This weekend I read James Baldwin's The Fire Next Time, a swirling, Emersonian, apocalyptic, and famous essay, most of which was first published in the New Yorker in November of 1962. Near the end of the essay, Baldwin makes the following pronouncement:
Now, there is simply no possibility of a real change in the Negro's situation without the most radical and far-reaching changes in the American political and social structure. And it is clear that white Americans are not simply unwilling to effect these changes; they are, in the main, so slothful have they become, unable even to envision them.
Reading this essay nearly fifty years later, I find myself asking the obvious questions. First of all, have there been real changes in what Baldwin calls "the Negro's situation" in the years since this piece was written?
My impulse is to say yes—and that is also the impulse of some pretty significant African American writers.
In this piece called "The End of Race as We Know It," published in the Chronicle of Higher Education just before the 2008 Presidental election, Gerald Early ponders the implications of the possibility of Obama's victory:
The accomplishments of those people and thousands more did not indicate to many African-Americans that America had advanced beyond racism and that blacks had transcended their victimization....
Might the presidency of Barack Obama be the tipping point? Blacks may become famous authors, film directors, diplomats, CEO's, fashion models, entertainers, and physicists. But the presidency of the country, the most powerful person in the world, is the ultimate — to have authority that all whites, everyone in the world, would be bound to respect. What could mean more to a people who have endured a history of powerlessness? Black people were convinced that no black would become president of the United States during the lifetime of the baby-boom generation, not in the lifetime of any African-American adult currently living. That may change in a matter of weeks.
Early also quotes an American Scholar piece from earlier that year by novelist and scholar Charles Johnson, who declared the tipping point already to have been reached:
It simply is no longer the case that the essence of black American life is racial victimization and disenfranchisement, a curse and a condemnation, a destiny based on color in which the meaning of one's life is thinghood, created even before one is born.
Of course, the degree of this real change in black American life is still open to debate. I saw Cornel West speak at St. Louis University a number of weeks ago. West, who calls himself a "Socratic supporter" of Obama, cautioned his audience not to let its excitement about those at the top (i.e., the thrilling spectacle of Obama and his beautiful family occupying the White House) distract attention from all those who are still at the bottom. (Granted, he meant everyone at the bottom—not just African Americans.)
Nevertheless, nearly everyone seems to agree that some real change has occurred since the publication of Baldwin's essay. And so I come to my second obvious question: Did that change require "the most radical and far-reaching changes in the American political and social structure"?
Remarkably, Charles Johnson asserts that the crucial changes occurred within a few years (and even months) of Baldwin's essay's publication:
The specific conflict of this narrative reached its dramatic climax in 1963 in Birmingham, Alabama, and at the breathtaking March on Washington; its resolution arrived in 1965, the year before I graduated from high school, with the Voting Rights Act.

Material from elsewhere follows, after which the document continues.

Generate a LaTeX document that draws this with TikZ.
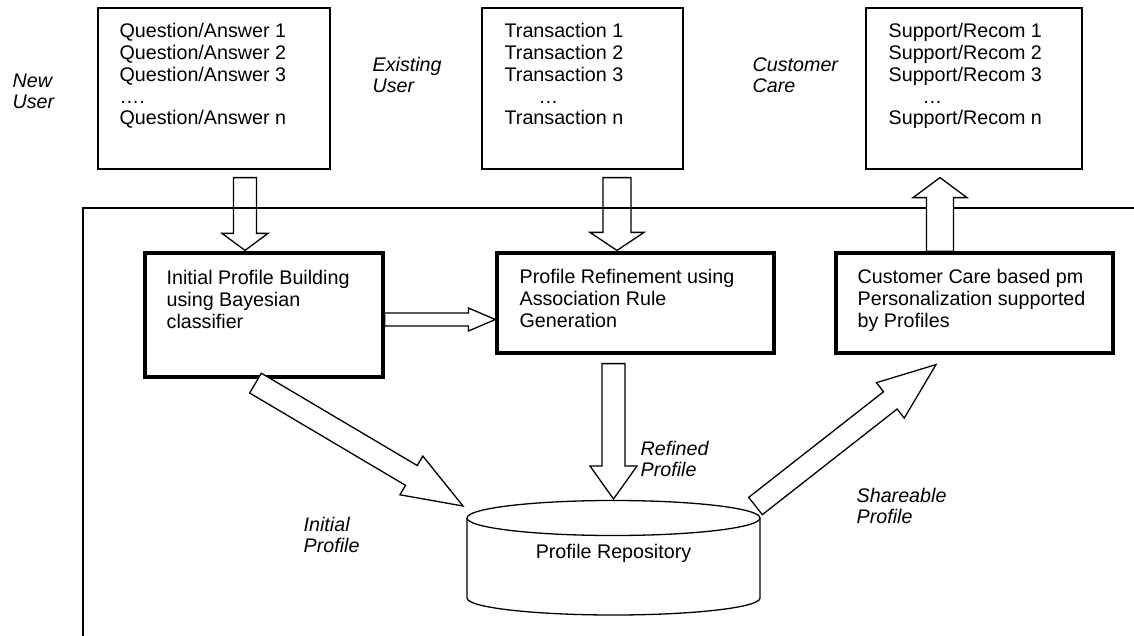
\documentclass[tikz,border=0pt]{standalone}
\usepackage{fontspec}
\setmainfont{Liberation Sans}
\usepackage{tikz}
\usetikzlibrary{calc}

% hollow block arrow: [opts] tail, tip, shaft half width, head half width, head length
\newcommand{\hollowarrow}[6][]{%
  \coordinate (hb) at ($(#3)!#6!(#2)$);
  \draw[#1] ($(#2)!#4!90:(#3)$) -- ($(hb)!#4!-90:(#2)$) -- ($(hb)!#5!-90:(#2)$)
    -- (#3) -- ($(hb)!#5!90:(#2)$) -- ($(hb)!#4!90:(#2)$) -- ($(#2)!#4!-90:(#3)$) -- cycle;
}

\begin{document}
\begin{tikzpicture}[x=1pt, y=-1pt, line width=1.3pt]
    \useasboundingbox (0,0) rectangle (1134,636);
    \tikzstyle{ListBox} = [draw, inner sep=0pt]
    \tikzstyle{StepBox} = [draw, line width=3.2pt, inner sep=0pt]
    % texts are placed by the baseline of their last line
    \tikzstyle{BoxText} = [anchor=base west, align=left, inner sep=0pt, font={\fontsize{19.7}{21.7}\selectfont}]
    \tikzstyle{StepText} = [BoxText, font={\fontsize{19.7}{22}\selectfont}]
    \tikzstyle{SideText} = [BoxText, font={\fontsize{19.7}{21}\selectfont\itshape}]

    % input lists
    \node[ListBox, minimum width=232, minimum height=161] (qa) at (214,88.5) {};
    \node[ListBox, minimum width=201, minimum height=161] (trans) at (582.5,88.5) {};
    \node[ListBox, minimum width=216, minimum height=161] (supp) at (974,88.5) {};
    \node[BoxText] (qatext) at (119,124.8) {Question/Answer 1\\Question/Answer 2\\Question/Answer 3\\….\\Question/Answer n};
    \node[BoxText] (transtext) at (504,124.8) {Transaction 1\\Transaction 2\\Transaction 3\\\hspace{34pt}…\\Transaction n};
    \node[BoxText] (supptext) at (888,124.8) {Support/Recom 1\\Support/Recom 2\\Support/Recom 3\\\hspace{34pt}…\\Support/Recom n};

    \node[SideText] (newuser) at (12,109) {New\\User};
    \node[SideText] (olduser) at (372,93) {Existing\\User};
    \node[SideText] (custcare) at (752,93) {Customer\\Care};

    % processing steps
    \node[StepBox, minimum width=238, minimum height=124] (init) at (264,315) {};
    \node[StepBox, minimum width=277, minimum height=100] (refine) at (635.5,303) {};
    \node[StepBox, minimum width=277, minimum height=100] (care) at (974.5,303) {};
    \node[StepText] (inittext) at (166,328) {Initial Profile Building\\using Bayesian\\classifier};
    \node[StepText] (refinetext) at (519,327) {Profile Refinement using\\Association Rule\\Generation};
    \node[StepText] (caretext) at (857,327) {Customer Care based pm\\Personalization supported\\by Profiles};

    % repository
    \draw (467,518) -- (467,598) arc[start angle=180, end angle=360, x radius=146.5pt, y radius=17pt] -- (760,518);
    \draw (613.5,518) ellipse [x radius=146.5pt, y radius=17.5pt];
    \node[font={\fontsize{19.7}{22}\selectfont}, anchor=base] (repo) at (613.5,558) {Profile Repository};
    \coordinate (repotop) at (613.5,499);
    \coordinate (repoleft) at (463,506);
    \coordinate (reporight) at (755.5,506);

    \node[SideText] (refined) at (640,476) {Refined\\Profile};
    \node[SideText] (initial) at (303,552) {Initial\\Profile};
    \node[SideText] (shareable) at (856,523) {Shareable\\Profile};

    % block arrows
    \hollowarrow[fill=white]{$(qa.south)+(31,8)$}{$(init.north)+(-19,-1)$}{11.5pt}{23pt}{17pt}
    \hollowarrow[fill=white]{$(trans.south)+(34.5,8)$}{$(refine.north)+(-18.5,-1)$}{14pt}{27pt}{18pt}
    \draw (83,636) -- (83,208) -- (1134,208);
    \hollowarrow[fill=white]{$(care.north)+(-34.5,0)$}{$(supp.south)+(-34,8)$}{13.5pt}{27pt}{20pt}
    \hollowarrow[fill=white]{$(init.east)+(0,4.5)$}{$(refine.west)+(0,16.5)$}{6.5pt}{11.5pt}{27pt}
    \hollowarrow[fill=white]{$(refine.south)+(-22,9)$}{repotop}{11.5pt}{23.5pt}{33pt}
    \hollowarrow[fill=white]{$(init.south)+(-8.5,4.5)$}{repoleft}{11.5pt}{22.5pt}{60pt}
    \hollowarrow[fill=white]{reporight}{$(care.south)+(-38.5,10)$}{11pt}{22.5pt}{58pt}
\end{tikzpicture}
\end{document}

Everything since then has been a coda for almost half a century. We call this long-extended and still ongoing anticlimax the post-civil-rights period.
If this is the case, that these were the crucial changes, then a few conclusions seem to follow:
1) Baldwin, in the statement quoted above, is completely wrong. The changes, evidently effective ones, were not the most radical and far-reaching ones imaginable. Nor were white Americans unwilling or unable to envision or effect them.
2) The Civil Rights Movement must be considered one of the most, if not the most, effective and peaceful political movements in human history.
3) LBJ ought to be considered as important a President as Abraham Lincoln.
Back to Baldwin, though: How should we wrap our minds around the fact that he was completely wrong? Was it simply that he was caught up in the extreme tension of the moment, despairing in the darkness just before dawn? Was his feverish and lyrical jeremiad a necessary aspect of the Civil Rights Movement, a spur to white liberals to help create the push necessary to bring about the remarkable changes of the mid-1960s?
And is there a lesson to be learned from all this? How should we respond to the Baldwinesque voices of our own time, those eloquent and stirring voices that seem at times to stray into extreme and ultimately incorrect pronouncements?